IOW, clearly Berry was using modern recording technology (and a certain "music factory" approach) to use both studios simultaneously and as needed and available to create the records. Which probably at least partially explains why you're having trouble tracking down info - it seems a safe bet that most if not all records done after he purchased "Studio B" were worked on in both studios.

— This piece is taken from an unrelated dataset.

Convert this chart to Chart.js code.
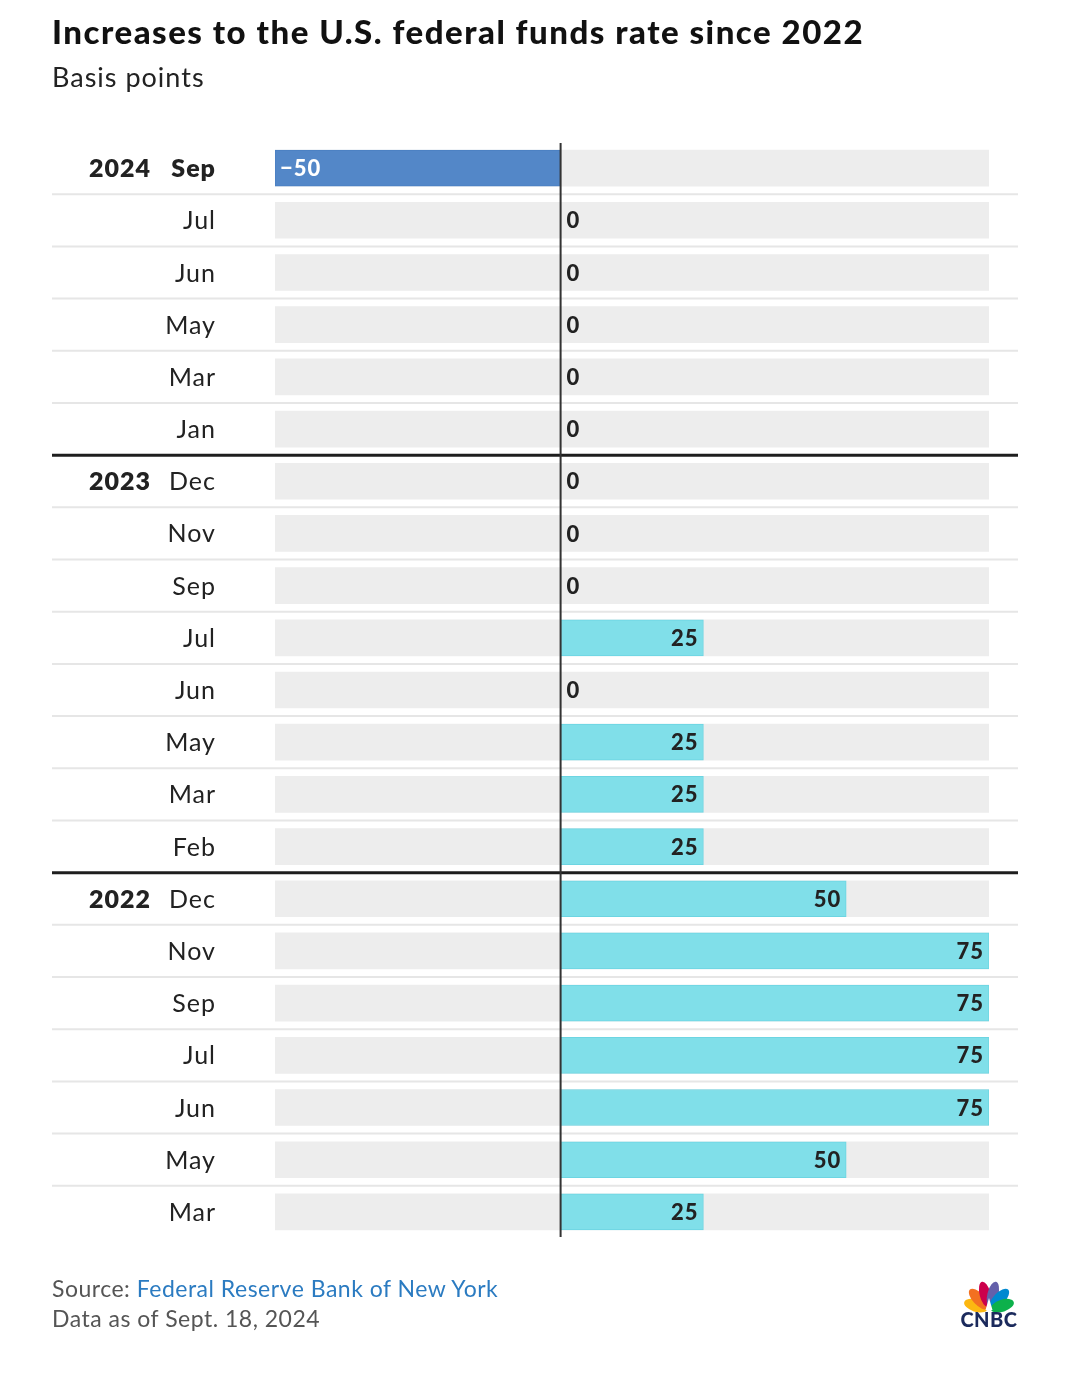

Finally, there's this bit from an article on Motown's move from Detroit to LA:
in fact Motown’s Detroit operations continued for a while after the declaration that they were ending. Marvin Gaye (one of the final ‘60s Motown stars to make the move to L.A.) recorded his hit “Trouble Man” at Studio A in September [1972], and the legendary “Snakepit” stayed open for more than a year after that: the final Motown session in 2648 West Grand’s log books is instrumental tracks for Art & Honey’s unissued “Always Together” and “What Have I Done,” on August 30, 1973, featuring several of the Funk Brothers. Studio B, the former Golden World Records space that Gordy had bought in 1968, was open even longer – Motown artists were still recording there as late as September 1974.
In summary:

1959-1966 - all Studio A
1966-1971 - probably at least partially Studio A
1971-1973 - possibly at least partially Studio A unless otherwise noted.